Rookie mistake #3: not carrying duct tape, which fixes everything.
At about midnight, the wind picked up, and I awoke to my tent feeling like the big bad wolf was outside huffing and puffing, and then yes, blowing my tent down. A huge gust caused the splintered pole to snap, and my tent began flooding with water. Luckily, an awning that offered about half a meter of rain coverage stood not too far away. I hadn’t sprinted that hard since high school basketball drills.
My misery was quickly overshadowed by victory when I reached Wakkanai the following day. My final destination of Cape Soya was still 30 km further, but I decided to first detour to Rishiri and Rebun islands. Rishiri Island boasts a volcano, lovingly referred to as Rishiri Fuji, which is the icon of the popular Shiroi Koibito cookies.
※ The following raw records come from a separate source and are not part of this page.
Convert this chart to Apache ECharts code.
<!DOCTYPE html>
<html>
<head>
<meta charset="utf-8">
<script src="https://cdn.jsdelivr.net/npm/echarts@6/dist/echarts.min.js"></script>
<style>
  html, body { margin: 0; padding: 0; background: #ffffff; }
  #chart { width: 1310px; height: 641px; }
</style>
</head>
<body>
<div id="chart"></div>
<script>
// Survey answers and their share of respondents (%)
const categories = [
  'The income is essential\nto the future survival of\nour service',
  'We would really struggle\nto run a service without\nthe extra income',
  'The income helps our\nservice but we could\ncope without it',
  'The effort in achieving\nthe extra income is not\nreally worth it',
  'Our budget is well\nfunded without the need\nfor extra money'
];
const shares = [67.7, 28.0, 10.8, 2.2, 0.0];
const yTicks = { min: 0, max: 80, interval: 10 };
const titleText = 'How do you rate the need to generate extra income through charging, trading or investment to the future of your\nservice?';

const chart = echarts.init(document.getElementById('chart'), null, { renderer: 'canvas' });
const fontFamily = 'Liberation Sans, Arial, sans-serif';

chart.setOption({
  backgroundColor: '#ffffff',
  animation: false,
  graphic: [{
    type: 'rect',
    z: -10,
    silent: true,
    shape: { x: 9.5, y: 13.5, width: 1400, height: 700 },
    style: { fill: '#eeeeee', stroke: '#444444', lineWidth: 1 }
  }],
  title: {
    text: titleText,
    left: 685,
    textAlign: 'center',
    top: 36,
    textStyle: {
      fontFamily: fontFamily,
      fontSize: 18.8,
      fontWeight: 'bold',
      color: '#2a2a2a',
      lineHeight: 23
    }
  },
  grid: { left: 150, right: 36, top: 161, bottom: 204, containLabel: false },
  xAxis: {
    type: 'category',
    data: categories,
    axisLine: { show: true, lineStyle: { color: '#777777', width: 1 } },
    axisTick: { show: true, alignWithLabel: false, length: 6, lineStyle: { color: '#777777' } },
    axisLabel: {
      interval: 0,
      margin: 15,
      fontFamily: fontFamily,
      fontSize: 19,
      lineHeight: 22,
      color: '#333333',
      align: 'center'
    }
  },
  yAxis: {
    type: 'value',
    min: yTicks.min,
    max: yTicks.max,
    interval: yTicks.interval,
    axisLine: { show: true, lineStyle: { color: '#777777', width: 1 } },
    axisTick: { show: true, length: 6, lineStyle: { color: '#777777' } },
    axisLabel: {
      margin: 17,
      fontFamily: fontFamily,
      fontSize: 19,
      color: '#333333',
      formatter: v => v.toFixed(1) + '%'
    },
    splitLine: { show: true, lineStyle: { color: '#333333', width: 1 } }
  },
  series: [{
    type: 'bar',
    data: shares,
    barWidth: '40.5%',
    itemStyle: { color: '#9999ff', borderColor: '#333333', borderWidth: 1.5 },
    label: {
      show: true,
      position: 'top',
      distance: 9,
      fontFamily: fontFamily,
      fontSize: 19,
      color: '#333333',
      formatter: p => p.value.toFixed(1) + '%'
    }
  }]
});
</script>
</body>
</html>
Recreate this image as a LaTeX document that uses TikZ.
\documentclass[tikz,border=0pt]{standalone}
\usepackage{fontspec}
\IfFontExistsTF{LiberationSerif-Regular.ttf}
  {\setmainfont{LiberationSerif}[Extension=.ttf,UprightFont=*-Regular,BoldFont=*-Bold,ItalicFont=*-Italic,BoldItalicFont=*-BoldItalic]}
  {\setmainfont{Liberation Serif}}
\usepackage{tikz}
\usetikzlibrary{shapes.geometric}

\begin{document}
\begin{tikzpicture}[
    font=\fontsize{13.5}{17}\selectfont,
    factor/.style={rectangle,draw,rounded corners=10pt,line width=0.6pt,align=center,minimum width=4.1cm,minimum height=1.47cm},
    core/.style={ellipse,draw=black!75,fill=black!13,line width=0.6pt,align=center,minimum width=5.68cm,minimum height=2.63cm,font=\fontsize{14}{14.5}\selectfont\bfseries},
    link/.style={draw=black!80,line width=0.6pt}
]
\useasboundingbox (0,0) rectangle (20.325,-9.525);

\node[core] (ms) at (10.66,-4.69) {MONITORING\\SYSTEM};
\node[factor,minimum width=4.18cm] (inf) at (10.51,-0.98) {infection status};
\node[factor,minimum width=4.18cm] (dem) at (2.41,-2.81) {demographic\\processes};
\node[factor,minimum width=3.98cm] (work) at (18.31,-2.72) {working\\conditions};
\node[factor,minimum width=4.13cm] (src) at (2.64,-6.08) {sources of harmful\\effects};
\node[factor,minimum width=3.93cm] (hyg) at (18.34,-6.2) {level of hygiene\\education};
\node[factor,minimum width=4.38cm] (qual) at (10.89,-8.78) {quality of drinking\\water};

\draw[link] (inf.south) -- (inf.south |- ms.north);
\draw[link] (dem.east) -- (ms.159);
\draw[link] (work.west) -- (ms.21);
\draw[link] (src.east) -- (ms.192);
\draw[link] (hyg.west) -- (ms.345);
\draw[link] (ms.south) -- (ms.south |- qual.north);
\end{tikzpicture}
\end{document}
The volcano steals the spotlight and is even prettier up close; however, it was Rebun’s unanticipated rugged beauty that stole my heart. With the best weather of my trip, a stunning view of Mt. Rishiri, dramatic cliffs that felt like the Scottish Highlands and bright green vegetation everywhere, Rebun is a nature lover’s dream. As I settled into my campsite that evening, I remembered the meteor shower set to occur that night. With minimal light pollution, the sky looked like a planetarium. For the next hour I lay with my head poked out of my tent, marveling at the brightest shooting stars I have ever seen, surrounded by the sound of laughing families and the smell of sizzling barbeque meat, feeling the good sensation of tired muscles from a day of use. It was in this moment that all the hours of wet, windy cycling and tent mishaps became worth it.
Upon returning to Wakkanai, I battled the gnarly winds that frequently plague the coast, snailing my way up to Cape Soya. I didn’t have big expectations for what reaching the “finish line” would feel like, but this probably ranks as the most anticlimactic finish to anything I’ve ever completed. I took a picture, spent a few minutes hoping to catch a glimpse of Russia (she was being quite shy), and then got back on my bike and started pedaling my way back down south.
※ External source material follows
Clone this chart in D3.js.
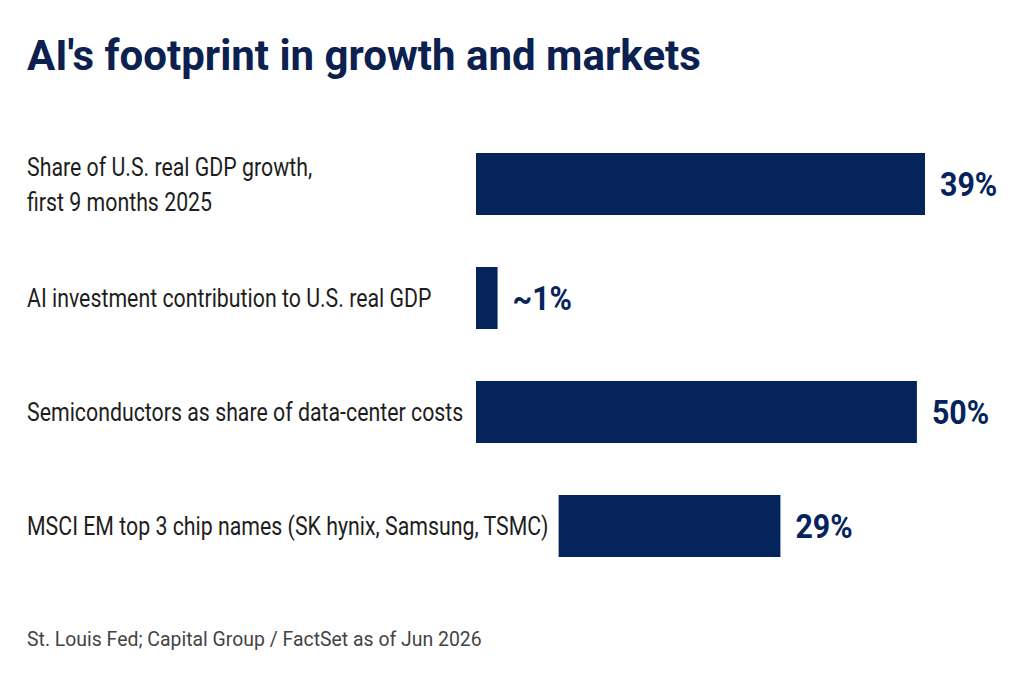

Hokkaido was a challenge, both physically and mentally, but it was also without a doubt one of the best travel adventures I’ve had. It wasn’t the arrival at the northernmost point of Cape Soya that left me feeling triumphant, but the simple moments throughout the journey that evoked the most joy; the sun peeking out after a storm, a thumbs up from a motorcyclist or “頑張って” from a driver as I crawled up a steep hill, a soak in an onsen after a day of riding, the man who helped me pitch my tent in a downpour, stumbling upon a sunflower field in the rain, or my shoes finally drying after being wet for 2 days straight. Bike-packing Hokkaido allowed me to be present, without regular daily distractions, and develop a deep appreciation for the stunning beauty and kindhearted people of Hokkaido, Rishiri, and Rebun islands. It was a welcome reminder that slowing down can be a powerful tool to connect with yourself and cultivate gratitude for the small things that we often overlook in our busy and stressful lives.
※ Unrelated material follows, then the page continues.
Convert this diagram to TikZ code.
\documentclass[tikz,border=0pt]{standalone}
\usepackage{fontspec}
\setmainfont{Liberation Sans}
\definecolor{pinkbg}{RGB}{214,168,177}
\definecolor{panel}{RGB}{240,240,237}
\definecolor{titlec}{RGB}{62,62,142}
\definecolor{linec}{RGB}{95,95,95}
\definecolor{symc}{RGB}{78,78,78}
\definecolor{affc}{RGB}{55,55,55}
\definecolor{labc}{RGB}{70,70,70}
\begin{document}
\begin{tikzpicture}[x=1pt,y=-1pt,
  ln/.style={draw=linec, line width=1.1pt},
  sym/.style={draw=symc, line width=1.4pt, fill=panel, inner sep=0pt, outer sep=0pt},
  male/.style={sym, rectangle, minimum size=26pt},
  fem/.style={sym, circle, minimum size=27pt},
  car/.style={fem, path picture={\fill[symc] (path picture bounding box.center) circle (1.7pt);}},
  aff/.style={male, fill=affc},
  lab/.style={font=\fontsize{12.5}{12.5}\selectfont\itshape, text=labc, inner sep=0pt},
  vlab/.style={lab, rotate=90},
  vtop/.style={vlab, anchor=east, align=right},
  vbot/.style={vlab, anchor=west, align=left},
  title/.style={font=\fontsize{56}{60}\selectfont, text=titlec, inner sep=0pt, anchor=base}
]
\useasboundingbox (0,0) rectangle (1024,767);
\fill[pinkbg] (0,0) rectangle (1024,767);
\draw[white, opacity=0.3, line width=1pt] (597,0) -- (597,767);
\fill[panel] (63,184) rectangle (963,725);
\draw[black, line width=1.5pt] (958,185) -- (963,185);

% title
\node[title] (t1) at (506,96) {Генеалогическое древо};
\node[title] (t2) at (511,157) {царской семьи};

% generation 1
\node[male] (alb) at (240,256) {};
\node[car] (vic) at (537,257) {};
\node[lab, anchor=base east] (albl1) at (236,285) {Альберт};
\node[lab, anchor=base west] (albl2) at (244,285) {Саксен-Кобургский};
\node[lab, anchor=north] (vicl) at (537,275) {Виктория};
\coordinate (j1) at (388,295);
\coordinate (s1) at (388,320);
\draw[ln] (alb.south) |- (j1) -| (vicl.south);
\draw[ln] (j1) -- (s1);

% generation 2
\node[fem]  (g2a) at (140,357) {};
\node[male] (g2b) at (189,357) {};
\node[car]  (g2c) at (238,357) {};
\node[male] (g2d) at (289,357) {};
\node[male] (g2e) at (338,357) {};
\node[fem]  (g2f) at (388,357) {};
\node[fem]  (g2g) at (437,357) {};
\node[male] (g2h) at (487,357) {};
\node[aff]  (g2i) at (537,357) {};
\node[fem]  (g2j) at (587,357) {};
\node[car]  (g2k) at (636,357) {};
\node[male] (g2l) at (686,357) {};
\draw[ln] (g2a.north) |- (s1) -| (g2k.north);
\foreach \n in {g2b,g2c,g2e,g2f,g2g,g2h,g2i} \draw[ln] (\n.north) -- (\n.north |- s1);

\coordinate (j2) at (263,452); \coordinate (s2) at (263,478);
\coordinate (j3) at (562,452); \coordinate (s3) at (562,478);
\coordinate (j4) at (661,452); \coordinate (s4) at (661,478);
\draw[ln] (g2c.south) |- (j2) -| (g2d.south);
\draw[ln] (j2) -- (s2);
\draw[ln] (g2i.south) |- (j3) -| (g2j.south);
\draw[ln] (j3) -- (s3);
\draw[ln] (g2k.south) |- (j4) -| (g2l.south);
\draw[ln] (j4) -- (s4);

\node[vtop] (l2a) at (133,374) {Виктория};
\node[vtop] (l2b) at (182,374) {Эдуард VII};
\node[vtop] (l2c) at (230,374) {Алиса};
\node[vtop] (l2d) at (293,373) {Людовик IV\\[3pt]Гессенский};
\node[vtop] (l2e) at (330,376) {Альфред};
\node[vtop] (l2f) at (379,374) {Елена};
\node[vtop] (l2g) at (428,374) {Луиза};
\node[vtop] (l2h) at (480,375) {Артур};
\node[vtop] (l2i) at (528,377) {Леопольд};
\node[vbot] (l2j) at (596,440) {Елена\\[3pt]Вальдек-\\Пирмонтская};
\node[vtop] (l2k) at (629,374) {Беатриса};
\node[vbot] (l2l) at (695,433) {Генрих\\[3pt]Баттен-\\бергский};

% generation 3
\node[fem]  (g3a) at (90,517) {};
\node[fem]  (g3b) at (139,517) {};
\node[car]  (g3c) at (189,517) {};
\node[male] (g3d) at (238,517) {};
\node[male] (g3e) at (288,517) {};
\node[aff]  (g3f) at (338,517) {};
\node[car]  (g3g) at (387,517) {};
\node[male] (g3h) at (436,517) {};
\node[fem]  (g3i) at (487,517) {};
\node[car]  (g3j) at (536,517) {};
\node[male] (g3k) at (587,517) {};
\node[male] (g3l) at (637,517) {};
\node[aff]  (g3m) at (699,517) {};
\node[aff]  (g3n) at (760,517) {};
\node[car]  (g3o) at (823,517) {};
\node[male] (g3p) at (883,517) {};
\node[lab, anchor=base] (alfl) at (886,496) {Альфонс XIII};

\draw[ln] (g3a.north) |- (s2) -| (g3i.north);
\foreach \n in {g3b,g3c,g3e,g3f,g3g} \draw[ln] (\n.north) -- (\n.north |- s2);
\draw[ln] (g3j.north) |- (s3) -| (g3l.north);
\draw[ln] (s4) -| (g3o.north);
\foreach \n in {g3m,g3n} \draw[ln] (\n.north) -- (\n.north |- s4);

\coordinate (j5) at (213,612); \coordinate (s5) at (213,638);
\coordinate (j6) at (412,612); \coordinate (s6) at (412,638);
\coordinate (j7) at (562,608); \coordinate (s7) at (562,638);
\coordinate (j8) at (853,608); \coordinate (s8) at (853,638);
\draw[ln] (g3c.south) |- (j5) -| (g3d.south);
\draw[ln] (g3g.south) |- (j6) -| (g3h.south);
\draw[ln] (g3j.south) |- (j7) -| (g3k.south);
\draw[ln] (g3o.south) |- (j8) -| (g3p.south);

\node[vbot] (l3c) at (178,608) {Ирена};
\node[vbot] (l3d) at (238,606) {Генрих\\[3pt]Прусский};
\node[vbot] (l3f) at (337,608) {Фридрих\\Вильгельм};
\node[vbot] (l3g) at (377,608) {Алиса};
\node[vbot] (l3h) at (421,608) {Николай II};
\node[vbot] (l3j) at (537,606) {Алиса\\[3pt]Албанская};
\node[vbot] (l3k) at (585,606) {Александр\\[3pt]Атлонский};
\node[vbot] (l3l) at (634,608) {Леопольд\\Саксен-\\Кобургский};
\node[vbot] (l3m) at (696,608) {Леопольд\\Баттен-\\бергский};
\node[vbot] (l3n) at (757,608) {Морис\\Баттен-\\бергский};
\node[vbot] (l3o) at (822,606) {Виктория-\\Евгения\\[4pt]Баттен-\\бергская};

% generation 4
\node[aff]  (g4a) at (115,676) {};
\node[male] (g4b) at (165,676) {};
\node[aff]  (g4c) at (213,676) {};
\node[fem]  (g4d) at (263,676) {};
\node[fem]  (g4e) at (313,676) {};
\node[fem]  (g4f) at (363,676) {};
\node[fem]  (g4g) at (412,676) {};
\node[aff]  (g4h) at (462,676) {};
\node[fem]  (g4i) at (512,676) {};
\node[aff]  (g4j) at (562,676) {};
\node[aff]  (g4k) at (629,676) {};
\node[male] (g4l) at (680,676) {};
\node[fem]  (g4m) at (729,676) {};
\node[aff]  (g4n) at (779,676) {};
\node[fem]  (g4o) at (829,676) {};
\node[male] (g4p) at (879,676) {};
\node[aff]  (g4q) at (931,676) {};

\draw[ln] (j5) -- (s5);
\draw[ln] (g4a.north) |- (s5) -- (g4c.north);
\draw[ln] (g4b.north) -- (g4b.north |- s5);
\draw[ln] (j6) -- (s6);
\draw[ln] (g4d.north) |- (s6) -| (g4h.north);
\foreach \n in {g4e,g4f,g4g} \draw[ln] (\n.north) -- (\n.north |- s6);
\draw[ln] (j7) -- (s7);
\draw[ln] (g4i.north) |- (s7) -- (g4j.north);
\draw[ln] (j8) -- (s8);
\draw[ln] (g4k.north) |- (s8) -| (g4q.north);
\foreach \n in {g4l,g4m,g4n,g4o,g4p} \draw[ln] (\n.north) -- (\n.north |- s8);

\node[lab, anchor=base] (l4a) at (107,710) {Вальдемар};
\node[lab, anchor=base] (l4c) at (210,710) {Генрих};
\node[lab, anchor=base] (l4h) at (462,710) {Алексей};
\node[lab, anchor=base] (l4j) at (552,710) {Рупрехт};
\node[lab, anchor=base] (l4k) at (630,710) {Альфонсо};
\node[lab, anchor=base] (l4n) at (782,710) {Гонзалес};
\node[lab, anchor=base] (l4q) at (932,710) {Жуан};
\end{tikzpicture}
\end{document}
Regan McAllister is a 2nd year ALT in Rokunohe, Aomori. Having spent 7 years of her childhood living in Tokyo, she is enjoying the opportunity to experience a new region of Japan as a working adult. A nature enthusiast, she spends her free time running, hiking, cycling, skiing and partaking in just about any other outdoor activity. She also enjoys eating copious amounts of ramen, reading about the world and planning for her next travel adventure.